No caso dos avós com pouco ou nenhum conhecimento do inglês, há muito mais probabilidade da criança continuar a falar português mais tempo. Quando os avós sabem inglês, há a tendência para, gradualmente, a criança se expressar na língua da escola e, a pouco e pouco, ir perdendo a fluência no português.
Claro que há as exceções: existem avós muito disciplinados e comprometidos na transmissão da língua portuguesa. Em geral, esses têm o apoio dos pais que, igualmente, só comunicam com os filhos em português.
Todos os estudos académicos mostram os benefícios e as vantagens da aprendizagem da língua de herança ou de origem. Quando cheguei a Toronto, vinha com ideias bem firmes sobre a importância e o dever dos pais falarem com os seus filhos em português.

Durante os dez anos em que a minha filha frequentou a escola, fui ativista nas associações de pais portugueses, nas duas direções escolares, nos comités para a integração de línguas de herança, na reforma dos programas de línguas internacionais junto do Ministério da Educação. A minha tese de doutoramento teve como enfoque o bilinguismo e a integração da língua de origem nos programas escolares.

Depois de vivenciar a imigração durante mais de 30 anos, aprendi muito e deixei de ser rígida nas minhas convicções. Verifiquei que a segunda geração de pais não se sente, em geral, suficientemente fluente na língua portuguesa para a poder ensinar aos filhos. No caso de casamentos mistos, em que um dos pais não fala português, é complexo dar continuidade ao ensino da língua.

O papel dos avós, por essas razões, é ainda mais relevante. Mesmo que os avós não consigam transmitir a língua, eles podem transmitir aos netos o gosto e o interesse por muitas coisas que têm a ver com a história e as tradições de Portugal.

Sou agora avó, com netos de cinco e sete anos, e sei que, ao incluirmos nas histórias de príncipes e princesas, reis e rainhas que contamos aos netos, personagens reais como Dom Afonso Henriques, Dom Diniz, a Rainha Santa Isabel, Inês de Castro e tantos outros, as suas vidas cheias de episódios romanescos fascinam os miúdos. Contamos-lhes lendas como a do galo colorido de Barcelos, a das pegadas do cavalo de Dom Fuas nas rochas do Sítio na Nazaré e a das amendoeiras em flor do Algarve, entre outras.
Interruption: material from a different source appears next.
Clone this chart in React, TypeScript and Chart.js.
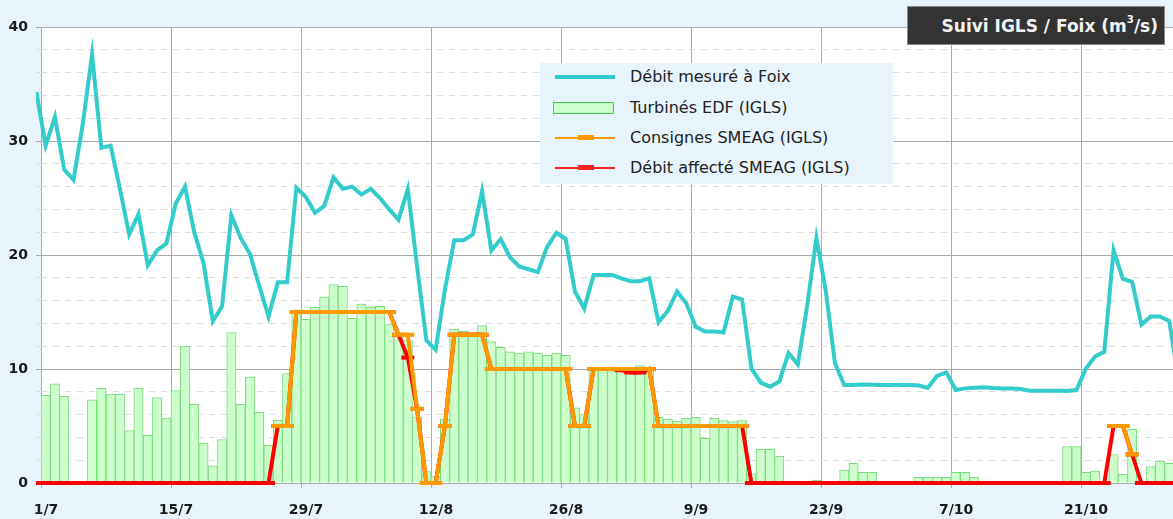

Fazemos pão de ló, biscoitos de amêndoa, sonhos e filhoses para que o paladar deles se habitue a esses sabores. Assamos sardinhas, grelhamos ou compramos frango no churrasco, fazemos caldo verde e bacalhau. Tentamos conquistá-los com a nossa deliciosa culinária.

Ser avô/avó português e imigrante traz a responsabilidade e o gosto de poder transmitir aos netos a beleza da nossa língua e a riqueza do nosso património cultural. Ajudamo-los a saber de onde vêm, a ter sentido de pertença a uma outra cultura e a fortalecer a sua identidade. Se os ajudarmos a compreender o mundo de onde vem a sua família, acreditamos que irão viver uma vida melhor, mais culta, tolerante, feliz e realizada.